## WRITTEN PROBLEM
Quote verbatim every line from the line containing "Give me the" to the line containing "const bracketFoot = 103;", inclusive of both, and no other line.

## GIVEN INFORMATION
┌──

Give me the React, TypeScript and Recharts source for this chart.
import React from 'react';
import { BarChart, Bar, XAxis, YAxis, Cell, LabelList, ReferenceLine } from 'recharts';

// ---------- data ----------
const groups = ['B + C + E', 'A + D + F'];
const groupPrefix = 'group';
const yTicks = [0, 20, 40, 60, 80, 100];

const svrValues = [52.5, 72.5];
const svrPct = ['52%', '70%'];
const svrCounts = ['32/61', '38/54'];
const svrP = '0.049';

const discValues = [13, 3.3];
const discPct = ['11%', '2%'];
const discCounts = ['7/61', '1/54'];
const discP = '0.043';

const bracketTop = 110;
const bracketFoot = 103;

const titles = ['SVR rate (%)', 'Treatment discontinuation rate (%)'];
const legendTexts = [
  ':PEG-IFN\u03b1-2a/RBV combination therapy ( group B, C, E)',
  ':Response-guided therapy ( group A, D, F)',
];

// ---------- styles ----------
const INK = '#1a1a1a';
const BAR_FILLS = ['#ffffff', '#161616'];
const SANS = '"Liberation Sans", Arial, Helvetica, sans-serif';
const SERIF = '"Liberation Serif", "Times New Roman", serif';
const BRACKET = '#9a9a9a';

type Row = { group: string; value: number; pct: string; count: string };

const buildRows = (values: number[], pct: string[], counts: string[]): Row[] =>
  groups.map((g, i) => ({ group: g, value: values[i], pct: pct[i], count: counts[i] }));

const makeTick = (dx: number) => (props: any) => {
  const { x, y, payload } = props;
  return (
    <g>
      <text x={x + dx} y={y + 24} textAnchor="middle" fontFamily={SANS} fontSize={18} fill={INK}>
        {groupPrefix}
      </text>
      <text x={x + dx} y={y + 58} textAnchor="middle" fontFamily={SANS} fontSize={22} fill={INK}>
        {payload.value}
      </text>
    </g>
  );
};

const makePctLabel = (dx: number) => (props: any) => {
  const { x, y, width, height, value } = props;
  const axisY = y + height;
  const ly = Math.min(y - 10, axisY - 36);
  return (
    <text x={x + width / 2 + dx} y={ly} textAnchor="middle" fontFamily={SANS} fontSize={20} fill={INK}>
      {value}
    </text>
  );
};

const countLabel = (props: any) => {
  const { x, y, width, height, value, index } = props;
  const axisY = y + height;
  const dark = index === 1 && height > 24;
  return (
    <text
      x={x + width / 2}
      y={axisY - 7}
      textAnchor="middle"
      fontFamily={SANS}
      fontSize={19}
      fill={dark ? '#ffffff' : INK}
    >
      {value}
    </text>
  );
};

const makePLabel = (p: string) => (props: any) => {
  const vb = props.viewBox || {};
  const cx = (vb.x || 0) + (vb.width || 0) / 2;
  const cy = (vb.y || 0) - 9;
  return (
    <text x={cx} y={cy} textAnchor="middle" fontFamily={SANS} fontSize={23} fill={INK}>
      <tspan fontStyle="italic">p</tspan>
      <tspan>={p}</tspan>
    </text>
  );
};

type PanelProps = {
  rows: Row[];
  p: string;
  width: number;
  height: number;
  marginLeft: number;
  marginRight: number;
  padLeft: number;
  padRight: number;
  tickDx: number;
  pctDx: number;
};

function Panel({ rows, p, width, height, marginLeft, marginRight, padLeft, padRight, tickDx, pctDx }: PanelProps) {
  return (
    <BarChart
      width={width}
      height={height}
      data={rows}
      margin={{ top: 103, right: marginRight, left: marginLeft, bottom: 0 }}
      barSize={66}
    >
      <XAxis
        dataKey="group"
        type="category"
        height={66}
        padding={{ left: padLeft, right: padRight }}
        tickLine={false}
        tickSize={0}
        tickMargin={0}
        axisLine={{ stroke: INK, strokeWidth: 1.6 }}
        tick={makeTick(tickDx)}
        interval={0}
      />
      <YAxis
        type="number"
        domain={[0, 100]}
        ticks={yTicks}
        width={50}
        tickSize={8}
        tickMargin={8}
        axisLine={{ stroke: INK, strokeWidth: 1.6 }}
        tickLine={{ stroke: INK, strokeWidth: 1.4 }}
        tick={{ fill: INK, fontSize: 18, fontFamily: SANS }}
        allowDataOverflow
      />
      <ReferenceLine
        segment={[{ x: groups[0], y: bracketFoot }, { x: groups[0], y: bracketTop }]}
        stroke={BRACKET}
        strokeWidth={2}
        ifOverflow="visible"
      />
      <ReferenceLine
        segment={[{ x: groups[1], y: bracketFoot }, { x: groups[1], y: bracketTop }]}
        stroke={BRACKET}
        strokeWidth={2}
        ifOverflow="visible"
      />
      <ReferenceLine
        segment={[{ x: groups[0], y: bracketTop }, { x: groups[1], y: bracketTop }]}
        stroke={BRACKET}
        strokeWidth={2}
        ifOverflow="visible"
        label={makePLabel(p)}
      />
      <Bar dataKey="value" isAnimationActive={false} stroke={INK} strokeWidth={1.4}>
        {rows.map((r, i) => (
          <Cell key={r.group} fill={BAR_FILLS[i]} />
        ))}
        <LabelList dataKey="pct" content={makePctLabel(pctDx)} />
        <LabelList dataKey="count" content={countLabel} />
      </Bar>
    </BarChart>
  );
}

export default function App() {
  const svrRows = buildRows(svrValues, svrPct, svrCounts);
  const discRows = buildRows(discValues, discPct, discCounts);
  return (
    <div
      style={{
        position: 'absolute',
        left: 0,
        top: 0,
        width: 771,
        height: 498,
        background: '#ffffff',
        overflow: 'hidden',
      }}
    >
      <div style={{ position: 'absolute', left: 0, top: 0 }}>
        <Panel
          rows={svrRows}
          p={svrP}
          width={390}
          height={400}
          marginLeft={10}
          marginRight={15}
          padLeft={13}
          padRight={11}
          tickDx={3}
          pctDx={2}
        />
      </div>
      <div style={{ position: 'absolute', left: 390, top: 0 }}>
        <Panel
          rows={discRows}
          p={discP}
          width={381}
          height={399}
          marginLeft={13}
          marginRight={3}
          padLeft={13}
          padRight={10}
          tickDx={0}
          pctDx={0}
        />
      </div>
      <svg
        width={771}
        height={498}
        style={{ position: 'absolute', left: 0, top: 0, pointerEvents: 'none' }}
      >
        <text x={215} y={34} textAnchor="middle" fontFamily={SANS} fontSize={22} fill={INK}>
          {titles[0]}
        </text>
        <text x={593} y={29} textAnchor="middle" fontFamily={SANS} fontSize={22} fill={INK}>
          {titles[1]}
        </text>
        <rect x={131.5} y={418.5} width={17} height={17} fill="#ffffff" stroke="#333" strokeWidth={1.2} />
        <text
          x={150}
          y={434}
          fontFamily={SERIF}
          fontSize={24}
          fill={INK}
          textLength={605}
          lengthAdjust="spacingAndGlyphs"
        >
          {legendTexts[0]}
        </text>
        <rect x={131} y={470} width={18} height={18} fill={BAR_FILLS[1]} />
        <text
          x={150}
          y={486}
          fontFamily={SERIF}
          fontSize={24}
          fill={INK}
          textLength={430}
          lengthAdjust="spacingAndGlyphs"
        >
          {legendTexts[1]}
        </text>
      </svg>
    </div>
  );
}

└──
┌──

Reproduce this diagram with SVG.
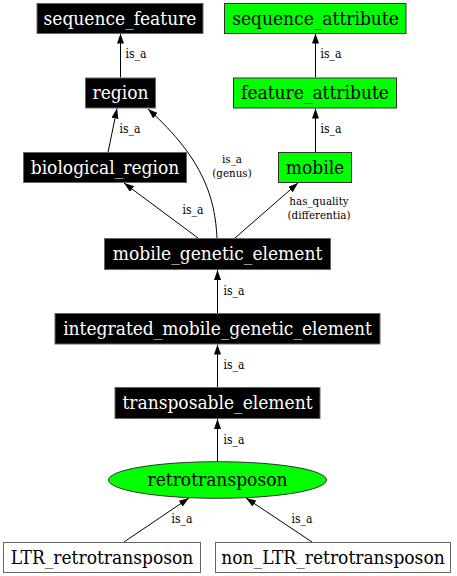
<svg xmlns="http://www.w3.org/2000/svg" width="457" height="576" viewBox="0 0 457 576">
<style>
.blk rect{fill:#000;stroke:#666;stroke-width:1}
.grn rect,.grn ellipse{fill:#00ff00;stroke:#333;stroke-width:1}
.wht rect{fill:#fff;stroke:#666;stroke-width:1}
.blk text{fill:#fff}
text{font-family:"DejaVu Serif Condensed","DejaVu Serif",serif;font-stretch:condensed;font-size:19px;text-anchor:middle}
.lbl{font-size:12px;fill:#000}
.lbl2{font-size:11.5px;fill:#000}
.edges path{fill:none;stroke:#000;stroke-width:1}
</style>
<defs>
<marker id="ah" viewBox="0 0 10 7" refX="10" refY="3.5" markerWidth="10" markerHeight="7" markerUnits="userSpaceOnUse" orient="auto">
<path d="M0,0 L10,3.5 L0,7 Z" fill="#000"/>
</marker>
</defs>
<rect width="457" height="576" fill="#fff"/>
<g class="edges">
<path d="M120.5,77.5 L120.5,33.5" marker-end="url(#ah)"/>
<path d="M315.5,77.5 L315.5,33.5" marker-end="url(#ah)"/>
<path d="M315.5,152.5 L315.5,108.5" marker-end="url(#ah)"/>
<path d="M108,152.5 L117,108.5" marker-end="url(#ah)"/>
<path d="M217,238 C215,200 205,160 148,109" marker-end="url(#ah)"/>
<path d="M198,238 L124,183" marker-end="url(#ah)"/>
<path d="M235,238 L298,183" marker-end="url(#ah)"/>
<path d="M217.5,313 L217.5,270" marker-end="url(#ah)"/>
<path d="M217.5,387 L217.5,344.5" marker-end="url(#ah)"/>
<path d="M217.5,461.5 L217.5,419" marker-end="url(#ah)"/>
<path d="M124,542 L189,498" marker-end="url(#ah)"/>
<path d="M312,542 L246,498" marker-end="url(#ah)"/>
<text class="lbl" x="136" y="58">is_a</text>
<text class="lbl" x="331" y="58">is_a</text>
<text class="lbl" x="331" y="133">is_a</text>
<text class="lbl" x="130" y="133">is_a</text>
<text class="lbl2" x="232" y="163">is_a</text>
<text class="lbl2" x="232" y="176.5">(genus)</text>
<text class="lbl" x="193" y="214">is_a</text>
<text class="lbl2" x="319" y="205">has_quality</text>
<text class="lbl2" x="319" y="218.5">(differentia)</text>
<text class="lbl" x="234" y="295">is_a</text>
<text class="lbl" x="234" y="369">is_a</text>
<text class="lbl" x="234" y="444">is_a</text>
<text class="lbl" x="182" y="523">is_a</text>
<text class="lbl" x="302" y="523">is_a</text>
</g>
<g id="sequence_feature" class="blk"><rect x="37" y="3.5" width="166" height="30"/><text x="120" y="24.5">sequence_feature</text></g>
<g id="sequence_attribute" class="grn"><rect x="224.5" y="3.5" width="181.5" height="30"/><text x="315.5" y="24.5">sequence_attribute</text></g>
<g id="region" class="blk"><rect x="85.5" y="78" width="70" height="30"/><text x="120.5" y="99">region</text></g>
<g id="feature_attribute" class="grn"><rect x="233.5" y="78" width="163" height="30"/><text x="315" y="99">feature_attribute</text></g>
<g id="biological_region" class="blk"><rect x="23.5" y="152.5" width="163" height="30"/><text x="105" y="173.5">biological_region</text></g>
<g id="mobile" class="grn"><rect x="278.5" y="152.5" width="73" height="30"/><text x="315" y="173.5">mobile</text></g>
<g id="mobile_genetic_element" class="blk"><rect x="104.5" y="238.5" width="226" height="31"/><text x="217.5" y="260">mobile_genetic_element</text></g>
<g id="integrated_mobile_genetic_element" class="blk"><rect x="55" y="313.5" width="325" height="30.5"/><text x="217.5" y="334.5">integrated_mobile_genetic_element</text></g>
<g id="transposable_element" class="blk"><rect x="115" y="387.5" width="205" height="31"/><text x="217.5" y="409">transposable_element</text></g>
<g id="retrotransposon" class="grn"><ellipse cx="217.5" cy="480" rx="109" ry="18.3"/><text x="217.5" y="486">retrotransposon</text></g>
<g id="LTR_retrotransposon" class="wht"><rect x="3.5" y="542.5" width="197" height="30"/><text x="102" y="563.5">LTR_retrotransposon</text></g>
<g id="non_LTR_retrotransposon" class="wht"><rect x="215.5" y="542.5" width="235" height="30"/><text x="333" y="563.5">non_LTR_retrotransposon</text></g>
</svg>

└──
┌──

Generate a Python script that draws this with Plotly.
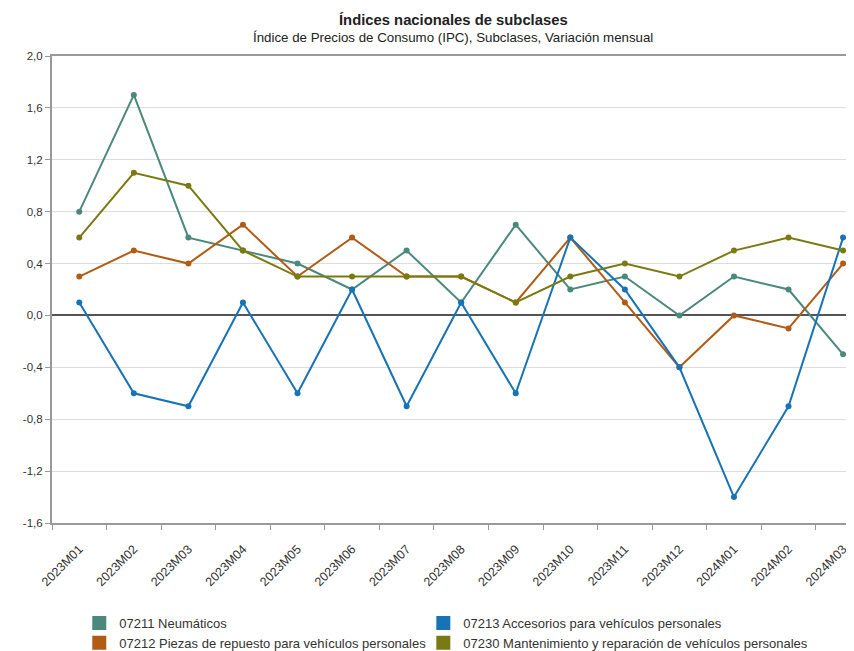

└──

## RESPONSE
Give me the React, TypeScript and Recharts source for this chart.
import React from 'react';
import { BarChart, Bar, XAxis, YAxis, Cell, LabelList, ReferenceLine } from 'recharts';

// ---------- data ----------
const groups = ['B + C + E', 'A + D + F'];
const groupPrefix = 'group';
const yTicks = [0, 20, 40, 60, 80, 100];

const svrValues = [52.5, 72.5];
const svrPct = ['52%', '70%'];
const svrCounts = ['32/61', '38/54'];
const svrP = '0.049';

const discValues = [13, 3.3];
const discPct = ['11%', '2%'];
const discCounts = ['7/61', '1/54'];
const discP = '0.043';

const bracketTop = 110;
const bracketFoot = 103;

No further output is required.